Mr. Draghi has been reluctant to involve the E.C.B. directly in the market for sovereign debt, saying the bank is forbidden by treaty from financing governments or engaging in the sort of “quantitative easing,” or pumping money into the economy, carried out by the U.S. Federal Reserve and others.

But Carsten Brzeski, an economist in Brussels with ING Group, said the infusion of funds Wednesday nonetheless “amounted to a bit of a backdoor Q.E.,” because the funds made available to the banks could then be lent to European governments at higher rates with little risk. That should ease the strains within both the banking system and the market for European government bonds.

In exchange for collateral, lenders borrowed at the E.C.B.’s benchmark interest rate, currently 1 percent. Mr. Brzeski noted they could then use the funds to purchase the debt of euro zone governments, pocketing the difference as profit. Spanish bonds of two-year duration, for example, yield around 3.4 percent; in Italy rates are even higher.

Mr.

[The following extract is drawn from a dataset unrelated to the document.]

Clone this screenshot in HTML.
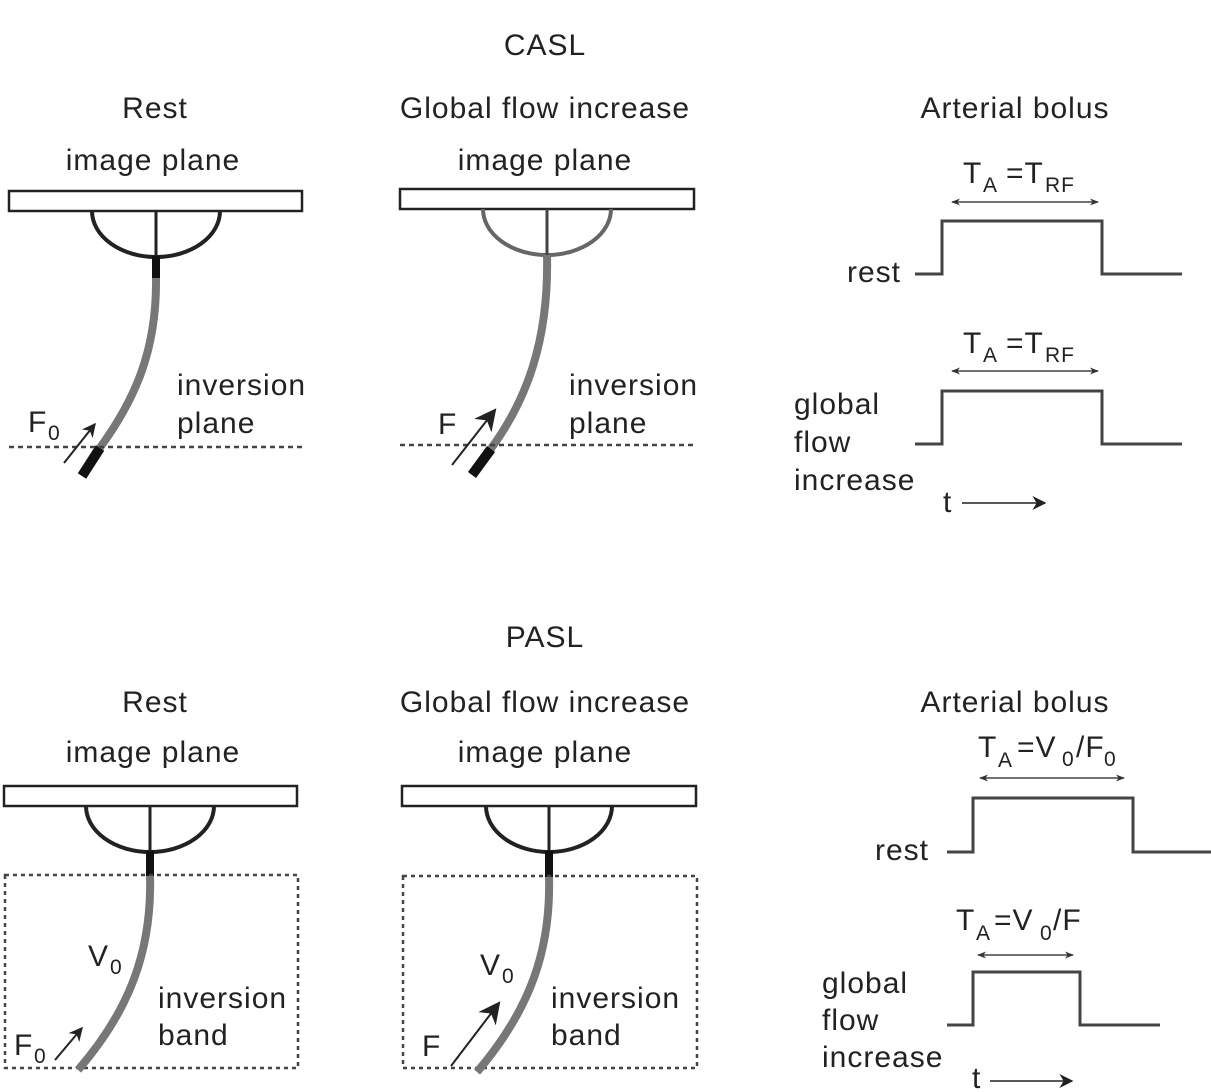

Draghi acknowledged during a speech to the European Parliament on Monday that banks might be doing just that. “We don’t know how many government bonds they are going to buy,” he said.

Strong demand at recent Spanish debt auctions has driven down yields, suggesting that banks are loading up on the debt to use as collateral for the E.C.B. loans, analysts said. But there are limits to their appetites for sovereign debt at a time when they are trying to reduce their vulnerability to a potential debt default by a country like Greece or Italy, and protect themselves against the possibility of a breakup of the euro zone.

The injection of three-year funds was one of the new measures announced by the E.C.B. on Dec. 8 to calm European credit markets. It was the first time that the E.C.B. had extended such loans for longer than about a year.